Somehow you'll escape
all that waiting and staying.
You'll find the bright places
where Boom Bands are playing.

With banner flip-flapping,
once more you'll ride high!
Ready for anything under the sky.

I've read some fairly profound shit over my 42 years, books that have changed my life, my worldview, my thinking on about every level. And it's funny how much of that stuff Dr. Seuss can pack into any number of his "children's" books.

Sunday evening, I had dinner, had a Dale's, and was folding laundry. Typical Sunday evening. The Nats were playing the Braves on Sunday night baseball. I got a text message from a friend that said, paddleboarding in Oxford, leave at 7pm. It was 6:40pm. It wasn't how I had figured the evening at that point. Instead, I was going to be... waiting.
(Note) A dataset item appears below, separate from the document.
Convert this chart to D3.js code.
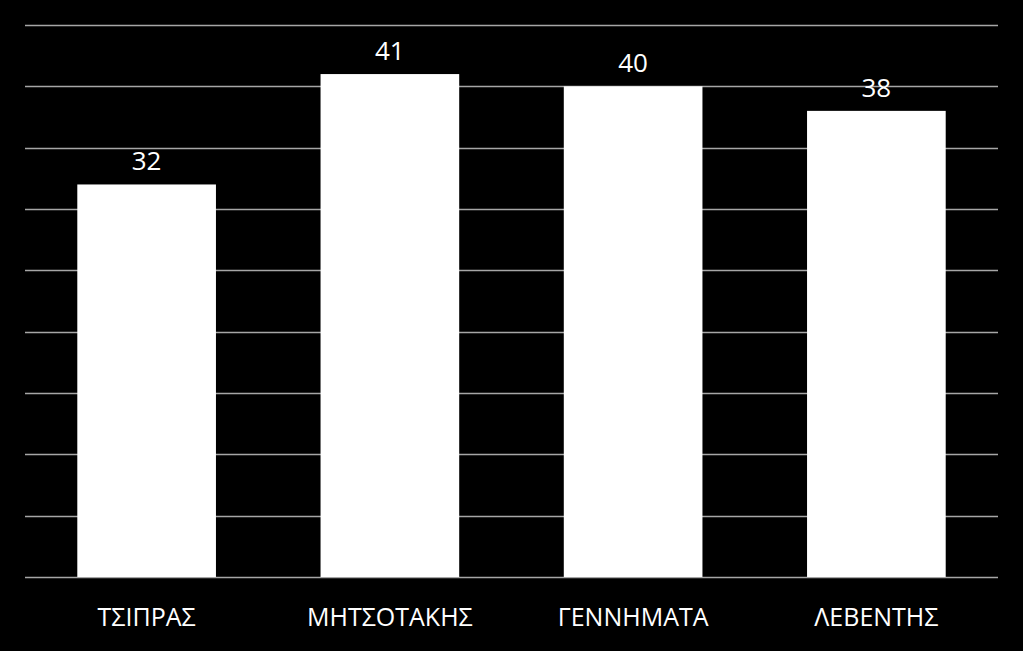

I'm in. See you down there. We put in, paddled around Batchelor's Point, into a choppy, windy Choptank River. we rounded into Boone Creek and literally surfed waves up to the sand bar. The super moon was huge on the horizon. There were herons, birds, glassy water. This is where we skimboarded for hours in high school. Joel snapped some photos. It was getting dark. We were dreading the likely rough paddle back.

When we left Boone Creek, the wind had laid down a bit and was at our backs, with the current. The waves pushed us, from behind, surfing. It was the exact opposite of the paddle out. It was an effortless floating. As we got back to the beach, the moon was huge and bright and beaming off the river. It's the kind of thing you don't see, the kind of evening/sunset/night you don't have, if you're just waiting. Nope. It's where Boom Bands are playing. And you need to be ready for anything under the sky.